A small part of the bank's total corporate revenues for companies represented in their holdings is derived from fossil fuel power generation.
The Bank of England released a climate change report in June 2021. The report covered the bank's approach to managing the risks from climate change across its entire operations. The bank has changed its strategy to focus on climate change governance and risk management frameworks. The report also stated that around 0.9 percent of total corporate revenues for companies represented in their holdings are derived from fossil fuel power generation, most of which are from natural gas. A little over 0.5 percent is estimated to be derived specifically from oil and gas extraction and production.

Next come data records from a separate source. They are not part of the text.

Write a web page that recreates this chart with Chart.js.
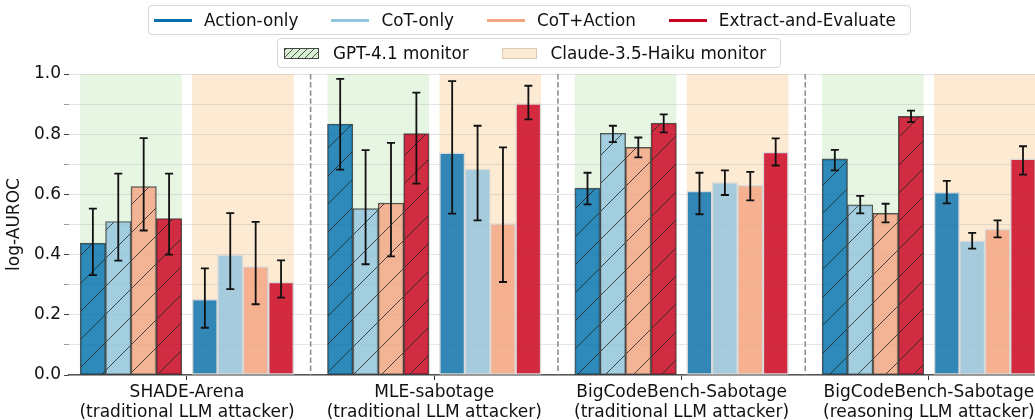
<!DOCTYPE html>
<html>
<head>
<meta charset="utf-8">
<script src="https://cdn.jsdelivr.net/npm/chart.js@4.4.1/dist/chart.umd.min.js"></script>
<style>
  body { margin: 0; background: #fff; font-family: "DejaVu Sans", sans-serif; }
  #wrap { position: relative; width: 1035px; height: 420px; }
  .legend { position: absolute; height: 30px; box-sizing: border-box; border: 1px solid #d8d8d8;
            border-radius: 4px; background: rgba(255,255,255,0.85); display: flex; align-items: center;
            font-size: 16.8px; color: #111; padding-left: 5px; white-space: nowrap; }
  .item { display: flex; align-items: center; margin-right: 33px; }
  .item:last-child { margin-right: 0; }
  .line { width: 38px; height: 3px; margin-right: 12px; }
  .patch { width: 35px; height: 11px; margin-right: 14px; box-sizing: border-box; }
</style>
</head>
<body>
<div id="wrap">
  <canvas id="auroc-chart" width="1035" height="420"></canvas>
  <div class="legend" id="legend-methods" style="left:148px; top:5px; width:763px;"></div>
  <div class="legend" id="legend-monitors" style="left:277px; top:38px; width:504px; padding-left:6px;"></div>
</div>
<script>
var categories = [
  ['SHADE-Arena', '(traditional LLM attacker)'],
  ['MLE-sabotage', '(traditional LLM attacker)'],
  ['BigCodeBench-Sabotage', '(traditional LLM attacker)'],
  ['BigCodeBench-Sabotage', '(reasoning LLM attacker)']
];
var methods = ['Action-only', 'CoT-only', 'CoT+Action', 'Extract-and-Evaluate'];
var monitors = ['GPT-4.1 monitor', 'Claude-3.5-Haiku monitor'];
var methodColors = ['#0571b0', '#92c5de', '#f4a582', '#ca0020'];

// log-AUROC per category, GPT-4.1 monitor
var gptAction  = [0.438, 0.834, 0.621, 0.718];
var gptCot     = [0.510, 0.553, 0.803, 0.565];
var gptCotAct  = [0.626, 0.571, 0.756, 0.537];
var gptExtract = [0.520, 0.802, 0.837, 0.859];
// log-AUROC per category, Claude-3.5-Haiku monitor
var claudeAction  = [0.251, 0.738, 0.611, 0.607];
var claudeCot     = [0.399, 0.684, 0.639, 0.446];
var claudeCotAct  = [0.360, 0.503, 0.630, 0.485];
var claudeExtract = [0.309, 0.902, 0.741, 0.718];

// error bar ends (low / high)
var gptActionLo  = [0.332, 0.682, 0.567, 0.680], gptActionHi  = [0.553, 0.984, 0.672, 0.748];
var gptCotLo     = [0.380, 0.368, 0.774, 0.537], gptCotHi     = [0.669, 0.747, 0.828, 0.595];
var gptCotActLo  = [0.480, 0.394, 0.723, 0.507], gptCotActHi  = [0.787, 0.771, 0.789, 0.569];
var gptExtractLo = [0.400, 0.636, 0.806, 0.840], gptExtractHi = [0.669, 0.938, 0.866, 0.878];
var claudeActionLo  = [0.157, 0.536, 0.534, 0.570], claudeActionHi  = [0.354, 0.976, 0.672, 0.645];
var claudeCotLo     = [0.285, 0.514, 0.598, 0.420], claudeCotHi     = [0.538, 0.828, 0.680, 0.472];
var claudeCotActLo  = [0.235, 0.309, 0.580, 0.457], claudeCotActHi  = [0.509, 0.756, 0.675, 0.514];
var claudeExtractLo = [0.257, 0.849, 0.696, 0.666], claudeExtractHi = [0.381, 0.961, 0.786, 0.760];

var yTicks = [0.0, 0.2, 0.4, 0.6, 0.8, 1.0];

var series = [
  [gptAction, gptCot, gptCotAct, gptExtract],
  [claudeAction, claudeCot, claudeCotAct, claudeExtract]
];
var seriesLo = [
  [gptActionLo, gptCotLo, gptCotActLo, gptExtractLo],
  [claudeActionLo, claudeCotLo, claudeCotActLo, claudeExtractLo]
];
var seriesHi = [
  [gptActionHi, gptCotHi, gptCotActHi, gptExtractHi],
  [claudeActionHi, claudeCotHi, claudeCotActHi, claudeExtractHi]
];

var BAR_W = 0.1027, GAP = 0.042;
var spanColors = ['#e6f6e3', '#fdead2'];

function withAlpha(hex, a) {
  var n = parseInt(hex.slice(1), 16);
  return 'rgba(' + (n >> 16) + ',' + ((n >> 8) & 255) + ',' + (n & 255) + ',' + a + ')';
}

function hatch(color) {
  var s = 28;
  var c = document.createElement('canvas');
  c.width = s; c.height = s;
  var g = c.getContext('2d');
  g.fillStyle = color;
  g.fillRect(0, 0, s, s);
  g.strokeStyle = 'rgba(35,35,35,0.8)';
  g.lineWidth = 1;
  g.beginPath();
  [-s, 0, s].forEach(function (o) { g.moveTo(o, s); g.lineTo(o + s, 0); });
  g.stroke();
  return g.createPattern(c, 'repeat');
}

function barOffset(m, k) {
  return m === 0 ? -(GAP / 2 + BAR_W * (3 - k + 0.5)) : GAP / 2 + BAR_W * (k + 0.5);
}

var datasets = [];
monitors.forEach(function (mon, m) {
  methods.forEach(function (name, k) {
    var fill = withAlpha(methodColors[k], 0.82);
    datasets.push({
      label: name + ' / ' + mon,
      data: series[m][k].map(function (v, i) { return { x: i + barOffset(m, k), y: v }; }),
      errLo: seriesLo[m][k],
      errHi: seriesHi[m][k],
      backgroundColor: m === 0 ? hatch(fill) : fill,
      borderColor: m === 0 ? 'rgba(30,30,30,0.75)' : 'rgba(215,215,215,0.9)',
      borderWidth: m === 0 ? 1.2 : 1.5,
      borderSkipped: false,
      grouped: false,
      barPercentage: 1,
      categoryPercentage: 1
    });
  });
});

var backdrop = {
  id: 'backdrop',
  beforeDraw: function (chart) {
    var ctx = chart.ctx, x = chart.scales.x, y = chart.scales.y;
    var top = y.getPixelForValue(1), bottom = y.getPixelForValue(0);
    ctx.save();
    categories.forEach(function (c, i) {
      monitors.forEach(function (mon, m) {
        var a = m === 0 ? i - GAP / 2 - 4 * BAR_W : i + GAP / 2;
        var x0 = x.getPixelForValue(a), x1 = x.getPixelForValue(a + 4 * BAR_W);
        ctx.fillStyle = spanColors[m];
        ctx.fillRect(x0, top, x1 - x0, bottom - top);
      });
    });
    ctx.restore();
  },
  beforeDatasetsDraw: function (chart) {
    var ctx = chart.ctx, x = chart.scales.x, y = chart.scales.y;
    ctx.save();
    ctx.strokeStyle = 'rgba(125,133,143,0.9)';
    ctx.lineWidth = 1.6;
    ctx.setLineDash([5.5, 2.6]);
    for (var i = 0; i < categories.length - 1; i++) {
      var px = x.getPixelForValue(i + 0.5);
      ctx.beginPath();
      ctx.moveTo(px, y.getPixelForValue(1));
      ctx.lineTo(px, y.getPixelForValue(0));
      ctx.stroke();
    }
    ctx.restore();
  },
  afterDatasetsDraw: function (chart) {
    var ctx = chart.ctx, y = chart.scales.y;
    ctx.save();
    ctx.strokeStyle = '#111';
    ctx.lineWidth = 1.8;
    chart.data.datasets.forEach(function (ds, d) {
      chart.getDatasetMeta(d).data.forEach(function (bar, j) {
        var yl = y.getPixelForValue(ds.errLo[j]), yh = y.getPixelForValue(ds.errHi[j]);
        ctx.beginPath();
        ctx.moveTo(bar.x, yl); ctx.lineTo(bar.x, yh);
        ctx.moveTo(bar.x - 4, yl); ctx.lineTo(bar.x + 4, yl);
        ctx.moveTo(bar.x - 4, yh); ctx.lineTo(bar.x + 4, yh);
        ctx.stroke();
      });
    });
    ctx.restore();
  }
};

var font = { family: 'DejaVu Sans', size: 17 };

new Chart(document.getElementById('auroc-chart').getContext('2d'), {
  type: 'bar',
  data: { datasets: datasets },
  options: {
    responsive: false,
    devicePixelRatio: 1,
    animation: false,
    layout: { padding: { top: 74, left: 0, right: 0, bottom: 0 } },
    plugins: { legend: { display: false }, tooltip: { enabled: false } },
    scales: {
      x: {
        type: 'linear',
        offset: false,
        min: -0.477,
        max: 3.429,
        afterBuildTicks: function (scale) {
          scale.ticks = categories.map(function (c, i) { return { value: i }; });
        },
        afterFit: function (scale) {
          scale.height = 45;
          scale.paddingLeft = 0;
          scale.paddingRight = 0;
        },
        ticks: {
          autoSkip: false,
          maxRotation: 0,
          padding: 2,
          color: '#111',
          font: font,
          callback: function (v) { return categories[v]; }
        },
        grid: { drawOnChartArea: false, drawTicks: true, tickLength: 5, tickColor: '#333', offset: false },
        border: { display: true, color: '#555', width: 1.6 }
      },
      y: {
        min: 0,
        max: 1,
        afterFit: function (scale) { scale.width = 69; },
        ticks: {
          stepSize: 0.1,
          padding: 3,
          color: '#111',
          font: font,
          callback: function (v) {
            var t = Math.round(v * 10) / 10;
            return yTicks.indexOf(t) >= 0 ? t.toFixed(1) : '';
          }
        },
        grid: {
          color: 'rgba(150,150,150,0.25)',
          lineWidth: 1,
          tickLength: 5,
          tickColor: function (c) {
            return yTicks.indexOf(Math.round(c.tick.value * 10) / 10) >= 0 ? '#444' : '#999';
          }
        },
        border: { display: false },
        title: { display: true, text: 'log-AUROC', color: '#111', font: font, padding: { top: 4, bottom: 0 } }
      }
    }
  },
  plugins: [backdrop]
});

// legends
var lm = document.getElementById('legend-methods');
methods.forEach(function (name, k) {
  var it = document.createElement('div');
  it.className = 'item';
  it.innerHTML = '<span class="line" style="background:' + methodColors[k] + '"></span><span>' + name + '</span>';
  lm.appendChild(it);
});
var lmon = document.getElementById('legend-monitors');
monitors.forEach(function (name, m) {
  var it = document.createElement('div');
  it.className = 'item';
  var style = m === 0
    ? 'background: repeating-linear-gradient(135deg, rgba(40,40,40,0.8) 0 1px, transparent 1px 5px), #d8efd3; border:1px solid #444;'
    : 'background:' + spanColors[1] + '; border:1px solid #d9c9b6;';
  it.innerHTML = '<span class="patch" style="' + style + '"></span><span>' + name + '</span>';
  lmon.appendChild(it);
});
</script>
</body>
</html>
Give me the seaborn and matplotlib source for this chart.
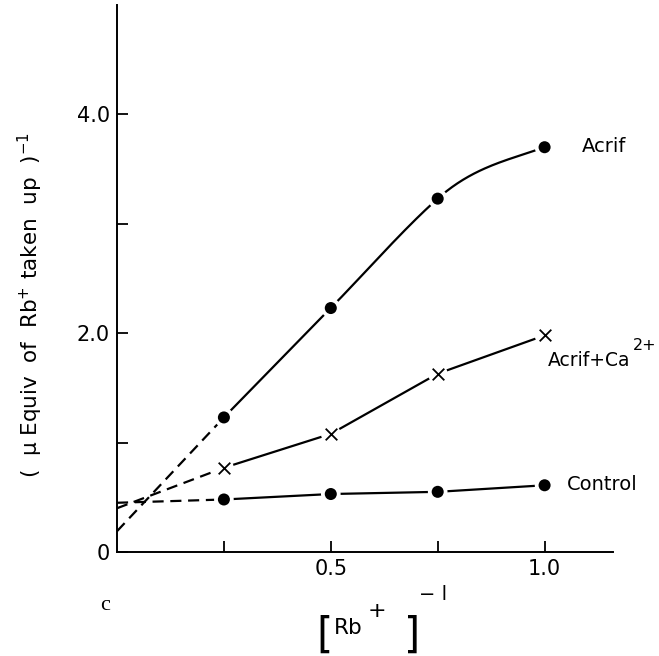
import numpy as np
import pandas as pd
import matplotlib
matplotlib.use("Agg")
import matplotlib.pyplot as plt
import seaborn as sns

# ---- data ----
x_vals = [0.25, 0.5, 0.75, 1.0]
acrif = [1.23, 2.23, 3.23, 3.70]
acrif_ca = [0.77, 1.08, 1.63, 1.98]
control = [0.48, 0.53, 0.55, 0.61]
# slopes of the hand-drawn Acrif curve at each point
acrif_slopes = [4.0, 4.0, 3.5, 1.4]
# extrapolated y-intercepts (dashed lines)
intercept_acrif = 0.19
intercept_acrif_ca = 0.40
intercept_control = 0.45

x_ticks = [0.25, 0.5, 0.75, 1.0]
x_ticklabels = ["", "0.5", "", "1.0"]
y_ticks = [0, 1, 2, 3, 4]
y_ticklabels = ["0", "", "2.0", "", "4.0"]

sns.set_theme(style="ticks")
plt.rcParams["font.family"] = ["DejaVu Sans"]
plt.rcParams["mathtext.fontset"] = "dejavusans"
plt.rcParams["text.color"] = "black"

fig = plt.figure(figsize=(6.59, 6.56), dpi=100)
ax = fig.add_axes([117 / 659, 1 - 552 / 656, (613 - 117) / 659, (552 - 5) / 656])

lw = 1.6
col = "black"


def hermite(xk, yk, mk, n=60):
    xs_all, ys_all = [], []
    for i in range(len(xk) - 1):
        h = xk[i + 1] - xk[i]
        t = np.linspace(0, 1, n)
        h00 = 2 * t**3 - 3 * t**2 + 1
        h10 = t**3 - 2 * t**2 + t
        h01 = -2 * t**3 + 3 * t**2
        h11 = t**3 - t**2
        ys = h00 * yk[i] + h10 * h * mk[i] + h01 * yk[i + 1] + h11 * h * mk[i + 1]
        xs_all.append(xk[i] + t * h)
        ys_all.append(ys)
    return np.concatenate(xs_all), np.concatenate(ys_all)


cx, cy = hermite(x_vals, acrif, acrif_slopes)
curve = pd.DataFrame({"x": cx, "y": cy})
sns.lineplot(data=curve, x="x", y="y", ax=ax, color=col, lw=lw, zorder=2,
             sort=False, estimator=None)

ca_df = pd.DataFrame({"x": x_vals, "y": acrif_ca})
ctl_df = pd.DataFrame({"x": x_vals, "y": control})
sns.lineplot(data=ca_df, x="x", y="y", ax=ax, color=col, lw=lw, zorder=2)
sns.lineplot(data=ctl_df, x="x", y="y", ax=ax, color=col, lw=lw, zorder=2)

# dashed extrapolations
for y0, series in [(intercept_acrif, acrif), (intercept_acrif_ca, acrif_ca), (intercept_control, control)]:
    d = pd.DataFrame({"x": [0.0, x_vals[0]], "y": [y0, series[0]]})
    sns.lineplot(data=d, x="x", y="y", ax=ax, color=col, lw=lw, zorder=2,
                 linestyle=(0, (5, 3)))

# white halos to create gaps at markers
all_df = pd.DataFrame({"x": x_vals * 3, "y": acrif + acrif_ca + control})
sns.scatterplot(data=all_df, x="x", y="y", ax=ax, s=200, color="white",
                edgecolor="none", zorder=3)

dots = pd.DataFrame({"x": x_vals * 2, "y": acrif + control})
sns.scatterplot(data=dots, x="x", y="y", ax=ax, s=75, color=col,
                edgecolor="none", marker="o", zorder=4)
sns.scatterplot(data=ca_df, x="x", y="y", ax=ax, s=70, color=col,
                marker="x", linewidth=1.3, zorder=4)

ax.set_xlim(0, 1.16)
ax.set_ylim(0, 5.0)
ax.set_xticks(x_ticks)
ax.set_xticklabels(x_ticklabels)
ax.set_yticks(y_ticks)
ax.set_yticklabels(y_ticklabels)
ax.tick_params(direction="in", length=8, width=1.3, labelsize=15, pad=5, colors=col)
ax.set_xlabel("")
ax.set_ylabel("")
for s in ["top", "right"]:
    ax.spines[s].set_visible(False)
for s in ["left", "bottom"]:
    ax.spines[s].set_linewidth(1.4)
    ax.spines[s].set_color(col)

# series labels (figure pixel positions)
fig.text(582 / 659, 1 - 147 / 656, "Acrif", fontsize=14, va="center", ha="left")
fig.text(548 / 659, 1 - 361 / 656, "Acrif+Ca", fontsize=13.5, va="center", ha="left")
fig.text(645 / 659, 1 - 346 / 656, "2+", fontsize=11.5, va="center", ha="center")
fig.text(567 / 659, 1 - 485 / 656, "Control", fontsize=14, va="center", ha="left")

# y axis label
fig.text(30 / 659, 1 - 305 / 656, "(  \u03bc Equiv  of  Rb$^{+}$ taken  up  )$^{-1}$",
         rotation=90, fontsize=15.5, ha="center", va="center")

# x axis label
fig.text(325 / 659, 1 - 636 / 656, "[", fontsize=30, ha="center", va="center")
fig.text(348 / 659, 1 - 628 / 656, "Rb", fontsize=15.5, ha="center", va="center")
fig.text(377 / 659, 1 - 611 / 656, "+", fontsize=16, ha="center", va="center")
fig.text(412 / 659, 1 - 636 / 656, "]", fontsize=30, ha="center", va="center")
fig.text(433 / 659, 1 - 595 / 656, "\u2212 l", fontsize=14, ha="center", va="center")

fig.text(105 / 659, 1 - 605 / 656, "c", fontsize=16, family="Liberation Serif",
         ha="center", va="center")

fig.savefig("out.png", dpi=100)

The Financial Times reported that the Bank of England has set out plans to refocus its £20 billion holdings of corporate bonds on greener companies as part of its new remit to support the U.K.'s transition to net-zero emissions. The article also stated that the Bank of England will still invest in fossil fuel companies, except for those engaged in coal and thermal mining.
Reuters reported that the U.K.'s MPs had urged banks, including the Bank of England, to boost their investments in green companies and penalize fossil fuel companies. In January, petitions against the Bank came up after MPs on the cross-party Environmental Audit Committee (EAC) called on the government to add climate and nature objectives to the Bank of England's mandate, BBC reported.
Despite pledging to be more climate-conscious, other big banks in the U.K. like Barclays and HSBC made dozens of deals with major fossil fuel companies such as ExxonMobil, Royal Dutch Shell, and Chevron in 2020, the Independent reported.